EU member states have failed to reach agreement on the establishment of an EU-wide agency to monitor their compliance with fundamental human rights.
The disagreement in the Council of Europe centred on whether the 'third pillar' issues of police and judicial co-operation should be included in the scope of the proposed EU Fundamental Human Rights Agency.
The UK, Ireland and Denmark have all negotiated opt-outs to the migration of these areas of national law into 'first pillar' EU law - those areas where the European Community has primacy. The right of initiative is shared with national governments in the third pillar.
The UK has long argued that policing and criminal law should remain the prime responsibility of the individual member state, with European institutions playing a secondary role.
The absence of a common standard governing human rights was another cause for disagreement, with certain member states unwilling to open themselves to the monitoring and scrutiny that the new agency could impose.
Other states also saw the proposed agency as the forerunner of an EU constitution 'by the back door' because it aims to merge the three pillars of the EU.

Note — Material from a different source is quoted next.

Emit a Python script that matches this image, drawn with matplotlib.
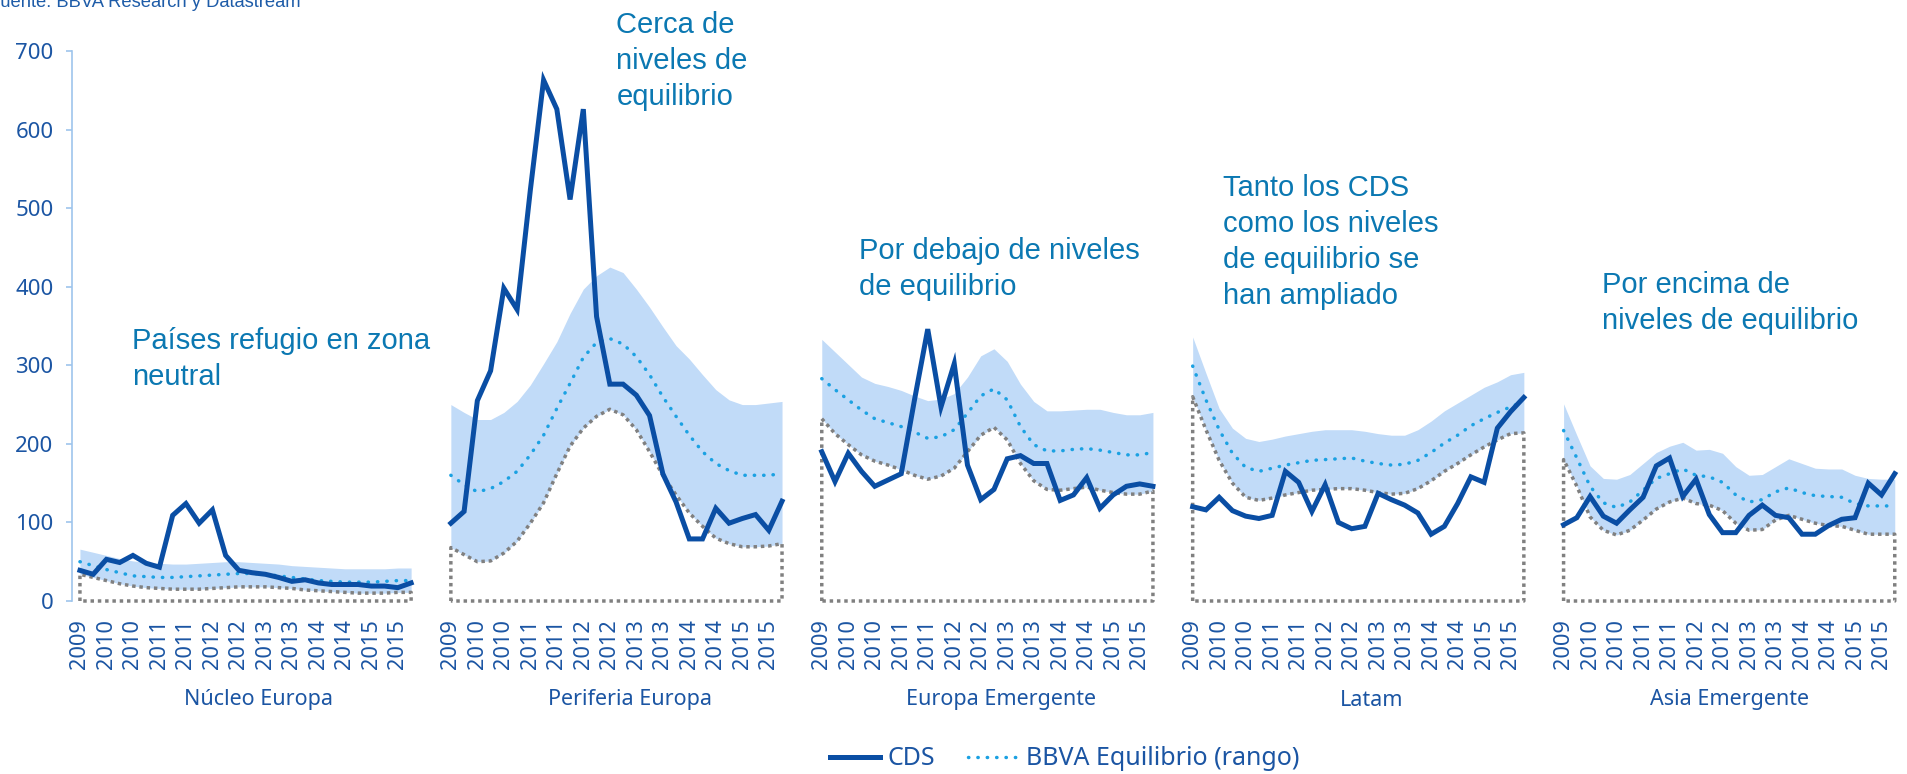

Maik Martin, EU criminal justice legal officer at lawyers' rights organisation Justice, said: 'The proposed agency's remit could be interpreted as an intrusion into a sovereign state's right to monitor its own policing and judiciary. But if you've got nothing to hide, why object to scrutiny?'
He added: 'The failure to reach a consensus was a setback for European human rights. Police and judicial co-operation affects individual lives and, for the agency to have any meaning, must be in its remit.'
Franco Frattini, the European commissioner responsible for justice, freedom and security, insisted last month that the agency was 'a logical consequence of the growing importance of fundamental rights issues'.
He admitted that 'views are diverging' over police and judicial co-operation but said he was confident that there would be agreement.